The present crisis emanated out of an ongoing political debate in the US Congress about:

  • National Debt
  • Debt Ceiling

In January 2013, the American Taxpayer Relief Act, 2012 was passed by the Obama Government to avoid the projected fiscal troubles. Soon the political debate shifted to the debt ceiling. The ceiling is a limit fixed by the US Congress on the amount that the Federal Government can borrow for public spending.
On December 31st 2012, this ceiling was touched. As a result,the Treasury Department took extraordinary measures to allow government spending to continue. If the US Government fails to enhance its debt ceiling immediately, it would have only $30 billion to continue to spend its bills, plus incoming revenue. Delays in raising this limit or ceiling would directly mean a formal review of the US’ credit rating. In other words, US credit rating has the danger of being downgraded if everything is not set right immediately.

Fear of ‘Black Tuesday’ started looming large on October 1, 2013 as Washington went into a partial shutdown on that day. As a result, 800,000 employees of the Federal Government were put on temporary leave.

Now what is to be done? The US Treasury, every week, also has to refinance $100 billion worth of debt in the form of US government bonds known as treasuries. The Federal Government also has to pay interest on its huge debt burden. If Washington fails to pay that interest, or pay back debt if required, it would put the US into default. Any missed payment would trigger a default and financial markets would sink. Naturally, the fear of a ‘Black Tuesday’ again has started looming large. Already, there are signs of growing fears in financial markets.

It is of no wonder then that official Chinese news agency Xinhua coined a very new term – ‘de-Americanize’ the world. Xinhua said that American politicians are “gambling the US future on their political-struggle interests.” China is the largest debt holder of USA.

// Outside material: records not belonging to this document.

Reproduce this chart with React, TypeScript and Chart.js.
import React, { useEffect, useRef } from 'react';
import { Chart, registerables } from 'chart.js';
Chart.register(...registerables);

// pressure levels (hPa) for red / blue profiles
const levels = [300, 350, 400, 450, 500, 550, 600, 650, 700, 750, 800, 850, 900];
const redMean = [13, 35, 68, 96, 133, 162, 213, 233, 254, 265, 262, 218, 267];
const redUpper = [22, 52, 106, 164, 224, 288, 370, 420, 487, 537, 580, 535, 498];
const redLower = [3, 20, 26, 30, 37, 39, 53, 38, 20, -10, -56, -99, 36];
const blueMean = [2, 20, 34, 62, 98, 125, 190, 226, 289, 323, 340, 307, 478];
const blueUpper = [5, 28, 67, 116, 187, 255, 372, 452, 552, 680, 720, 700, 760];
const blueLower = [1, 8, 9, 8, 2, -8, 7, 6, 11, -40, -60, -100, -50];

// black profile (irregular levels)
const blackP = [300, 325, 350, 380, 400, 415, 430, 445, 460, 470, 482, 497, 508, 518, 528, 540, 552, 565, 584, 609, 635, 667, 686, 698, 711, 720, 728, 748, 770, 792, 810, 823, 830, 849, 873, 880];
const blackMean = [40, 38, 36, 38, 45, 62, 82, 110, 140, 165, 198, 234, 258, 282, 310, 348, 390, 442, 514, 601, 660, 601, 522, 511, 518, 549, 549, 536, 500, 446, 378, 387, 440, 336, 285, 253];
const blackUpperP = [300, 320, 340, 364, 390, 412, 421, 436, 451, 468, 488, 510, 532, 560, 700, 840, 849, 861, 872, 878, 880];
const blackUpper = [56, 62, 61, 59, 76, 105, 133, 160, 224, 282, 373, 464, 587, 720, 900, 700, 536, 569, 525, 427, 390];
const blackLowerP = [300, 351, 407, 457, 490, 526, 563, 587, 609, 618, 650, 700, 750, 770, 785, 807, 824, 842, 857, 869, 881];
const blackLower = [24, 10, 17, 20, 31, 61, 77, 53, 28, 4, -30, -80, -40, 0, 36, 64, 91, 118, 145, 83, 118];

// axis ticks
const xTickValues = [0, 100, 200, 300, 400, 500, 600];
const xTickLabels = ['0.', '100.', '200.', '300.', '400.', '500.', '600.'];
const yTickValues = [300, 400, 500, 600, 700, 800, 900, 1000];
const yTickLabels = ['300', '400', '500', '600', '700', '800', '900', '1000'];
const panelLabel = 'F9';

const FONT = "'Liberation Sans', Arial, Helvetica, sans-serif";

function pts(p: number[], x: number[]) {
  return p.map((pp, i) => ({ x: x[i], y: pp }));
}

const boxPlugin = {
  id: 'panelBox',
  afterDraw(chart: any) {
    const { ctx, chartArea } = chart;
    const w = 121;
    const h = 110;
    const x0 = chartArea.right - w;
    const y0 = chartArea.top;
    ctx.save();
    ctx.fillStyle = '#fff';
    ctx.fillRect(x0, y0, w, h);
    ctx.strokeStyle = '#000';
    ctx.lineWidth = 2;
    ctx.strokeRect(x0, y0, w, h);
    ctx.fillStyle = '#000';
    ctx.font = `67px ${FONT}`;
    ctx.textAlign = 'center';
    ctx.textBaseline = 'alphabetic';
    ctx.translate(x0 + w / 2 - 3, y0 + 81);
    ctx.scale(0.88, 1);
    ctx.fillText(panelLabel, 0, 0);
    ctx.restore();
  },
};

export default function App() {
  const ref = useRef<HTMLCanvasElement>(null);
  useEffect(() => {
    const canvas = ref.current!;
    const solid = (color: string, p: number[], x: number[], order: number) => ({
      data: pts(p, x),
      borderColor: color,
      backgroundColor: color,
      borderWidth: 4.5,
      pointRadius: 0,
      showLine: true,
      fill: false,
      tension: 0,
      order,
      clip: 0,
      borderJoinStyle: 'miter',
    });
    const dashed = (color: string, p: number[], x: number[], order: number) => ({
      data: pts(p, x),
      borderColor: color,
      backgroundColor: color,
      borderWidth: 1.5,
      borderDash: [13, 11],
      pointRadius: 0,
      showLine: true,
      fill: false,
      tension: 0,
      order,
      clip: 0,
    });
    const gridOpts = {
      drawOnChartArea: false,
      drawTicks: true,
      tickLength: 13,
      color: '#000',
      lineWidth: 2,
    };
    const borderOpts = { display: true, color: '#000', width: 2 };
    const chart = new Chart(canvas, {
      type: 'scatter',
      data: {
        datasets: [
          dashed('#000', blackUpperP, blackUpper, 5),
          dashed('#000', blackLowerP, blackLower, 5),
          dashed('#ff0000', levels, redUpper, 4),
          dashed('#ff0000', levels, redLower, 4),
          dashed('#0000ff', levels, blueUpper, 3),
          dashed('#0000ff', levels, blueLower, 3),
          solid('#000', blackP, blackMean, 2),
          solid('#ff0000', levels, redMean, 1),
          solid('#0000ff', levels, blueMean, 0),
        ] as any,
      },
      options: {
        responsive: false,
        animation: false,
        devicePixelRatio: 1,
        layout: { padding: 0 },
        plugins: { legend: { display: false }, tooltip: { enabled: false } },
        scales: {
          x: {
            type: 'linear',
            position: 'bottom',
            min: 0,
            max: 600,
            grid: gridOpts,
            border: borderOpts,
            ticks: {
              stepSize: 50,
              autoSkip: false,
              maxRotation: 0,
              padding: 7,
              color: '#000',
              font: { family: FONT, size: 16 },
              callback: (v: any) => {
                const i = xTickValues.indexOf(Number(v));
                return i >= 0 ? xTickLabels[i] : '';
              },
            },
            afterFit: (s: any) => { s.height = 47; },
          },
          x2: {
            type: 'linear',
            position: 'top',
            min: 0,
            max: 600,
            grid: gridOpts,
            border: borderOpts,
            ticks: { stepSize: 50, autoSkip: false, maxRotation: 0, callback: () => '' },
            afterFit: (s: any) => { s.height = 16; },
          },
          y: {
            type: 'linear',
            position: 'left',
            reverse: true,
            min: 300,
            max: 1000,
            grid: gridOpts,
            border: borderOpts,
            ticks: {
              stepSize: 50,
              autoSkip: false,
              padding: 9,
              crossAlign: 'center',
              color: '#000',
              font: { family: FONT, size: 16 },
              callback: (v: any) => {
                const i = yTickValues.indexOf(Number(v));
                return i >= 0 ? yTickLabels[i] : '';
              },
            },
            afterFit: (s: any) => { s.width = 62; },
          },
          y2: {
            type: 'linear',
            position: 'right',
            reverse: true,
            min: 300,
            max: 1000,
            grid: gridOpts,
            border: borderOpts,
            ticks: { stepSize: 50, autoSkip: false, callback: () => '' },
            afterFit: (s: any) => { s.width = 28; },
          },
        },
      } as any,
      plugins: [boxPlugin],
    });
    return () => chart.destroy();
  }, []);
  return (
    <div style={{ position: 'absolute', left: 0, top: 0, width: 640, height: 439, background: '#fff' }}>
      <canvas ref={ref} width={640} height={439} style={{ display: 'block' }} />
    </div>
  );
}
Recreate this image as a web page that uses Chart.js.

Washington’s second-largest debt holder Japan too has said that Xinhua said but not after mincing words - “The US must avoid a situation where it cannot pay.”

FACT FILE

What if the Debt Ceiling is Not Raised?

  • Federal Government by law will not be able to add to the national debt
  • Washington has to rely only on incoming revenue and about $30 billion in cash to pay the nation’s many obligations. This money also would vanish within few days if the debt ceiling is not raised
  • USA could miss a $12 billion payment due to its Social Security pension program
  • The US economy will start sinking
  • The government will have to cut down spending by about a third from one day to the next
  • Government doctors treating the poor could go unpaid
  • Soldiers would not get salaries in time
  • US Government spending would fall across the country/world
  • Spending cuts could suck the equivalent of about 4 percent of national output out of the economy
  • The value of US government debt could be called into question
  • The spending cuts and a severe credit crunch could cost more than 3 million jobs in America over the next year or so and push the jobless rate to nearly 9 percent

If we pay serious attention to the term ‘de-Americanization’ of the world, it would directly mean: move away from the US dollar or don’t consider the dollar as the key currency. If the US debt default happens, China, Japan and almost all countries across the world, including India, would face great risks in their dollar - denominated assets. The prices of gold would also surrender to volatility.